[Source code of charts]
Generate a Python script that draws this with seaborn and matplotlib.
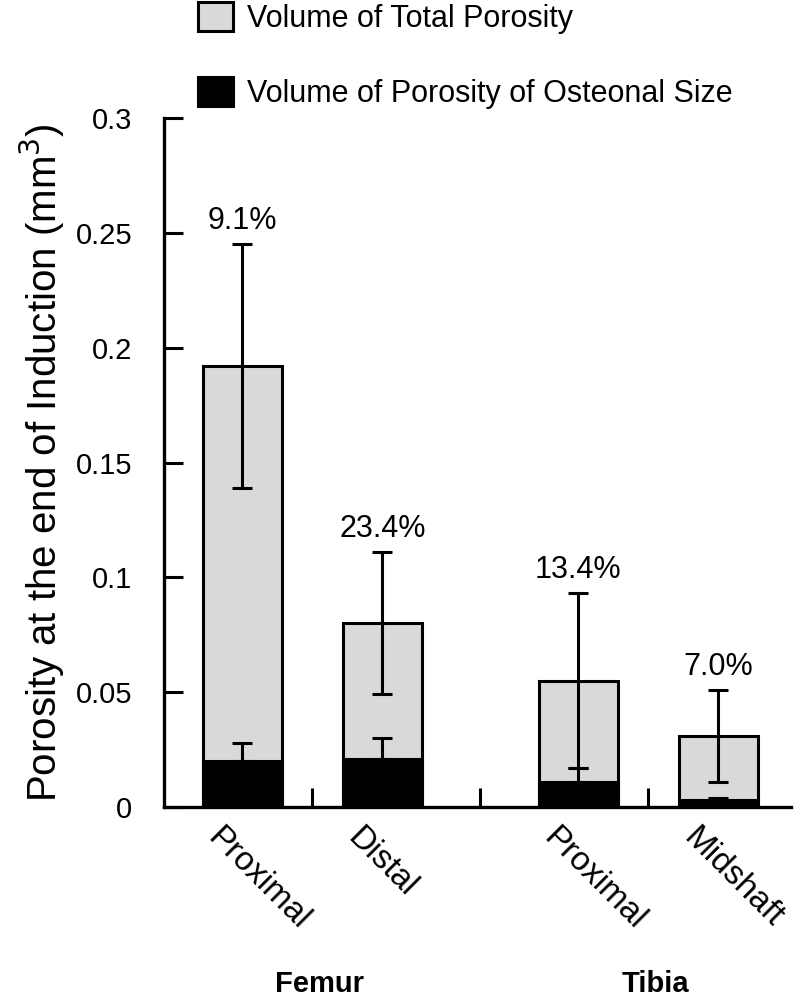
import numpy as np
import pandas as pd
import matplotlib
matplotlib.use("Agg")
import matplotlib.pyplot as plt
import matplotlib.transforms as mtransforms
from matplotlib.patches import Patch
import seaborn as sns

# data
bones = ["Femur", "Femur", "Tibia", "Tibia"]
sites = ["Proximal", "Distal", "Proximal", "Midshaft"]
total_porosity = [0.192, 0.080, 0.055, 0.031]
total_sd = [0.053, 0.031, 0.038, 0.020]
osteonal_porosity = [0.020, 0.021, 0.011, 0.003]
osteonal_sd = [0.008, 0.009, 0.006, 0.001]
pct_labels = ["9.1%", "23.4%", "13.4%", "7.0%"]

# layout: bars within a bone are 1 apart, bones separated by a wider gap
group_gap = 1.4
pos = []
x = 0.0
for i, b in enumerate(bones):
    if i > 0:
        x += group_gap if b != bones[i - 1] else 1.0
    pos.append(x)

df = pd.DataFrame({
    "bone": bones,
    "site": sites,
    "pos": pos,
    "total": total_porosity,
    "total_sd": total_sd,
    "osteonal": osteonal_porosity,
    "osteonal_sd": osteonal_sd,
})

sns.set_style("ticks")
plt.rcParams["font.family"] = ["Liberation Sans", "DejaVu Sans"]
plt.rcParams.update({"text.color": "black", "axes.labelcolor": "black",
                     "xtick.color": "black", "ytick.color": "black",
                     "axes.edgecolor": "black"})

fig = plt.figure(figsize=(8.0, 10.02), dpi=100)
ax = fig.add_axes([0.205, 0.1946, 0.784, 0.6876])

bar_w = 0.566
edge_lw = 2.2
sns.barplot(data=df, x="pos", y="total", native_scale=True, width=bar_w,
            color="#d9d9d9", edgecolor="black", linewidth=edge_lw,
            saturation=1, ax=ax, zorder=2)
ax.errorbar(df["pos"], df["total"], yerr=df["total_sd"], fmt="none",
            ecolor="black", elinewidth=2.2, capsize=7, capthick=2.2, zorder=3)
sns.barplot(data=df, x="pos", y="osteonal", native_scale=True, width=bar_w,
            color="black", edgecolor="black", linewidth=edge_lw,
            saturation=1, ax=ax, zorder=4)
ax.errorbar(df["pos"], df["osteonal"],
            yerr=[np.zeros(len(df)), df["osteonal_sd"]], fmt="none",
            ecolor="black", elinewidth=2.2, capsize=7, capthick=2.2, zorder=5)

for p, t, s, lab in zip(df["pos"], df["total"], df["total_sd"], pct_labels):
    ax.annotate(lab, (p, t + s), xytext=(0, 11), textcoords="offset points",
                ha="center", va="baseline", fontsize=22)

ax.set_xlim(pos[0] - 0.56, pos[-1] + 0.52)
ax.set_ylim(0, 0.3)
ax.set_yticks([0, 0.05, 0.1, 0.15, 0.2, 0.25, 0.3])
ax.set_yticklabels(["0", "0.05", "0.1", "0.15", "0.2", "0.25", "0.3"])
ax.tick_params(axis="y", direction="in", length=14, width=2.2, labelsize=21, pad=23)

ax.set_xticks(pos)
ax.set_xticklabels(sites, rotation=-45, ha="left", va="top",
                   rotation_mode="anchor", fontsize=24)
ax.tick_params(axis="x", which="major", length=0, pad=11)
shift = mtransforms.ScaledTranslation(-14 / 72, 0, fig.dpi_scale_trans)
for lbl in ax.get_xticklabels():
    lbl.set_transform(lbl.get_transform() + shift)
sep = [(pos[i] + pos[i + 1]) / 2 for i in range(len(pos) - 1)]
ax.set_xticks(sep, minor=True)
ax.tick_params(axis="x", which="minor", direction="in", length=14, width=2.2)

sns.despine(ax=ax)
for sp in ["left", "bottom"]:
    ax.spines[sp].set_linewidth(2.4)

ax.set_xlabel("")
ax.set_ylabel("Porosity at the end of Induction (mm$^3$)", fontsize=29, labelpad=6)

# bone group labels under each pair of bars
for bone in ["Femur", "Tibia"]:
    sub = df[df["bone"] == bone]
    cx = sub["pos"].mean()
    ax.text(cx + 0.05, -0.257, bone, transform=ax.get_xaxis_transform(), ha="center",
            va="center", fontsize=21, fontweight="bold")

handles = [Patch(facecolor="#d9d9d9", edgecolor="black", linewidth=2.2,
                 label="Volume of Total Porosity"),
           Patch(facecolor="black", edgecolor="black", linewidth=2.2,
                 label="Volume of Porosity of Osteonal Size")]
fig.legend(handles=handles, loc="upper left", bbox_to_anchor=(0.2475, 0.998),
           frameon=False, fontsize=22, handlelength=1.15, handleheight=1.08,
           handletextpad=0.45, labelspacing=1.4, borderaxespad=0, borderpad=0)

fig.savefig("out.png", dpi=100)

---

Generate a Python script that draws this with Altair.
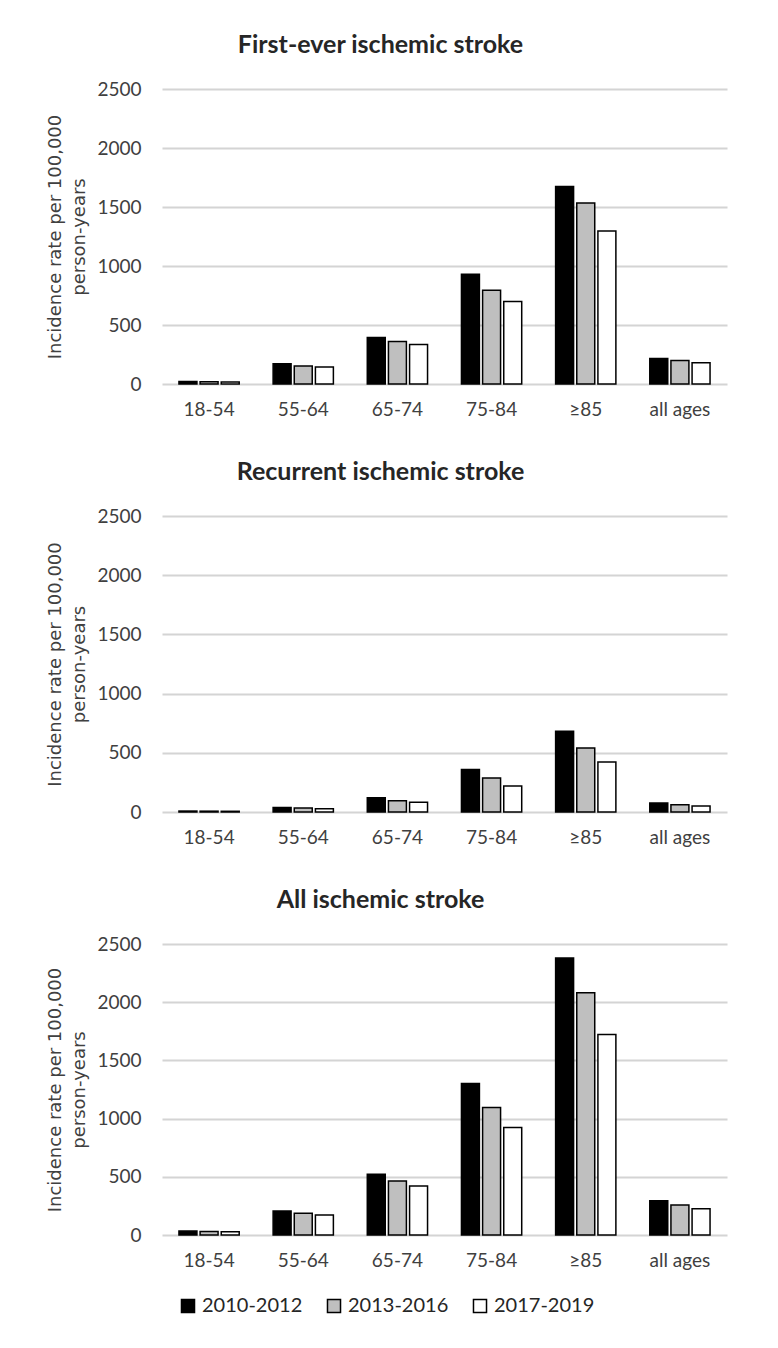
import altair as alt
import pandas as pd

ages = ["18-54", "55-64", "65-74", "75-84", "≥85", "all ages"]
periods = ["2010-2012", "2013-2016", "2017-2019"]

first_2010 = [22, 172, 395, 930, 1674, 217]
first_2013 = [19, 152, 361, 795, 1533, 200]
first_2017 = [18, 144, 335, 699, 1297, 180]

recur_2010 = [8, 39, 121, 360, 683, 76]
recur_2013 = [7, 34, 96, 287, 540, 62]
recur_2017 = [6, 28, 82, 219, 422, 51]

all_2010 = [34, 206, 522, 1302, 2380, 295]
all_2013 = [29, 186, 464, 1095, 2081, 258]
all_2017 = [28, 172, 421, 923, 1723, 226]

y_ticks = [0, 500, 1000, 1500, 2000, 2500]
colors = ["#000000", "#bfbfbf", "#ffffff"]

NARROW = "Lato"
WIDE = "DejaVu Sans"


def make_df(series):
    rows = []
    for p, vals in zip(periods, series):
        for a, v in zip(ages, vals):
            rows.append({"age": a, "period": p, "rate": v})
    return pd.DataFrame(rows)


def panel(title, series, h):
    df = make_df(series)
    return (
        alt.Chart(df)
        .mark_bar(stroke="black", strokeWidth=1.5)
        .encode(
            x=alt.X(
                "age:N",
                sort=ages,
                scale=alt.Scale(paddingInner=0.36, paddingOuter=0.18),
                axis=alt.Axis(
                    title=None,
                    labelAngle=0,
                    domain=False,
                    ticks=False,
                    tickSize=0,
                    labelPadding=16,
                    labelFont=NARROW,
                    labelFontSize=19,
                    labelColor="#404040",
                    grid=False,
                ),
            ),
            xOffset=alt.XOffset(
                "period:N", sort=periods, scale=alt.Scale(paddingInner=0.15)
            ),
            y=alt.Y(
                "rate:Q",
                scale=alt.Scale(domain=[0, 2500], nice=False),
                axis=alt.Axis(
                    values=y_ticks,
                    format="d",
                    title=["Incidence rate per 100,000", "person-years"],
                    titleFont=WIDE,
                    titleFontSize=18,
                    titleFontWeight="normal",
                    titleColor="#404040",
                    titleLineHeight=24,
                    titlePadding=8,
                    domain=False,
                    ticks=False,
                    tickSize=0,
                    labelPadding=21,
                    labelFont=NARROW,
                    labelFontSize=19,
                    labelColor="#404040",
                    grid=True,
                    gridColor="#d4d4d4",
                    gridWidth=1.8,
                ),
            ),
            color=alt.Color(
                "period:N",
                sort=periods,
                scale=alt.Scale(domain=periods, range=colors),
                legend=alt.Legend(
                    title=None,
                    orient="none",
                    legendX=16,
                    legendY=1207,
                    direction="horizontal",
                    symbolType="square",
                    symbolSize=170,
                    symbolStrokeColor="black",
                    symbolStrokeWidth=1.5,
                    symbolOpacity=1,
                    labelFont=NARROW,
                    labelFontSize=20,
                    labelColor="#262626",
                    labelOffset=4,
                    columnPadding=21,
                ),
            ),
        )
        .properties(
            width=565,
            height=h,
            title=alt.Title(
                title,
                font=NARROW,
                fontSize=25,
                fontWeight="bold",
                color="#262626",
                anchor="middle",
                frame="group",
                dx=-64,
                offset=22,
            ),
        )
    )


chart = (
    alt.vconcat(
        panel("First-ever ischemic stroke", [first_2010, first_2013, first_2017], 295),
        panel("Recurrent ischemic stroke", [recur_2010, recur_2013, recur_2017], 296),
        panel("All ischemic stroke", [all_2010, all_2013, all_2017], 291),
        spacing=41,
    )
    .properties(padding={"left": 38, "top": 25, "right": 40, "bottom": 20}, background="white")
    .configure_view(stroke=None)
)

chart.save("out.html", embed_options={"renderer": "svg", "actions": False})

...

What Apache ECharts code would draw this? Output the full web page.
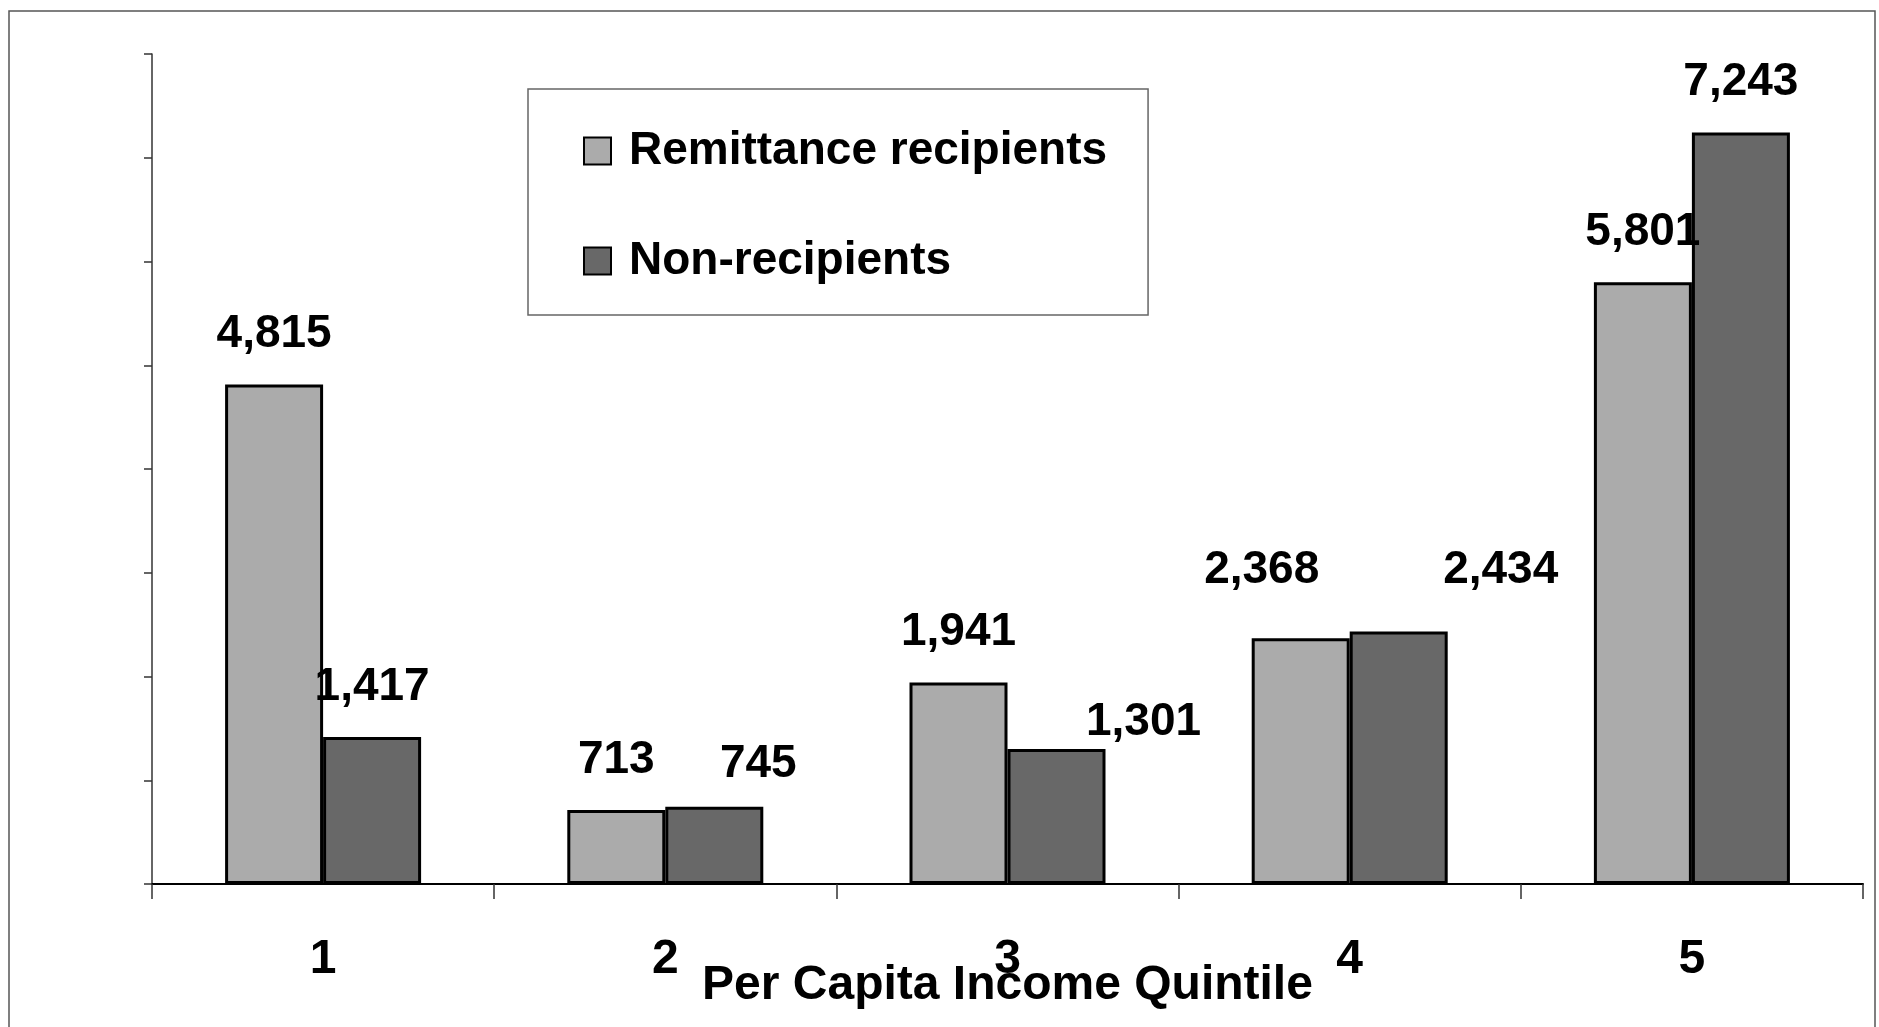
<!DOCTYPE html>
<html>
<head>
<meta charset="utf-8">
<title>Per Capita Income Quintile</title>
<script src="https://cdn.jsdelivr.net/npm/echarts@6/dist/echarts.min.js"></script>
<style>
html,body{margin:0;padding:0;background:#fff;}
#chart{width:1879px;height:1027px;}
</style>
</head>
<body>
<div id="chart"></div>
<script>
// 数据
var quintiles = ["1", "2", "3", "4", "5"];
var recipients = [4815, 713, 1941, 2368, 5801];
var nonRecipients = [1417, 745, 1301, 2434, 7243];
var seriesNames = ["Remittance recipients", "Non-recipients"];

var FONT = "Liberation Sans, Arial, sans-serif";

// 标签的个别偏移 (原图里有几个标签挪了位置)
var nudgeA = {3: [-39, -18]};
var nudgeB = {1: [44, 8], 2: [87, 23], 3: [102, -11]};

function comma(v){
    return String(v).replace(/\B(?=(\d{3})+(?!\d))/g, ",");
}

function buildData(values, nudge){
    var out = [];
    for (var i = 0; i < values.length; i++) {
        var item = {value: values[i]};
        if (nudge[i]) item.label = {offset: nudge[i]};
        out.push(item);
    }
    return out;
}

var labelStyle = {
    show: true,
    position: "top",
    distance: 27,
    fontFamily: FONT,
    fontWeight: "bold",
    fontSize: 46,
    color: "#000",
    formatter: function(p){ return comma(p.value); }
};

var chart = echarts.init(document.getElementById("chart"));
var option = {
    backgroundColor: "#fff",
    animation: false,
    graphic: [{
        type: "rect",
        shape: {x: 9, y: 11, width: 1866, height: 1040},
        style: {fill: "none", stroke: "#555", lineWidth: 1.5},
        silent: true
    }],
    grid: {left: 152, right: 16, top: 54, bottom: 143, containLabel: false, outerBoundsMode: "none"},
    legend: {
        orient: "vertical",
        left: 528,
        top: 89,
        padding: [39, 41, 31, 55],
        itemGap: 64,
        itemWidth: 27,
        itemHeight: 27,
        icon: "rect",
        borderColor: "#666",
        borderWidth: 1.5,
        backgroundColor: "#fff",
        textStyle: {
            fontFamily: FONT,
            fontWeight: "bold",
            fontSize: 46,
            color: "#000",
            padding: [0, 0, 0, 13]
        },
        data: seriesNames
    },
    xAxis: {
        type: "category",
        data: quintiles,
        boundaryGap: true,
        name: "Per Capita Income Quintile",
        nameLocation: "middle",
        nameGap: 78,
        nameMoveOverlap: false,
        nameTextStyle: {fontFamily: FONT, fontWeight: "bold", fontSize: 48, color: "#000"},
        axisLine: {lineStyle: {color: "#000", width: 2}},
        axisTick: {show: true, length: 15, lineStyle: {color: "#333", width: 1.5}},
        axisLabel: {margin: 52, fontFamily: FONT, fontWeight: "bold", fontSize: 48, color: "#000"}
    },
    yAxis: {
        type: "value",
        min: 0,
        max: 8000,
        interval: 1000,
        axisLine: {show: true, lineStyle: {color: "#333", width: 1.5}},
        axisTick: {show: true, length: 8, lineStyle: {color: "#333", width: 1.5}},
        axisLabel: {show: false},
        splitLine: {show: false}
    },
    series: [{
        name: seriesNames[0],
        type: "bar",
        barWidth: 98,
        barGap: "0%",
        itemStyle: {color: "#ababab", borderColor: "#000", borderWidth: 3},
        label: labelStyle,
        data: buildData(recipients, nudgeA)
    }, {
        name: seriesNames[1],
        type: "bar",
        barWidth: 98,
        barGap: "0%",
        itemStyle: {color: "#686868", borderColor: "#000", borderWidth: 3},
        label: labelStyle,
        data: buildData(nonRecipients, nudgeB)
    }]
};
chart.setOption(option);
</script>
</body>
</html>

What is required
Report how many lines in these entries contain "matplotlib". Answer with the number only.

Written answer
6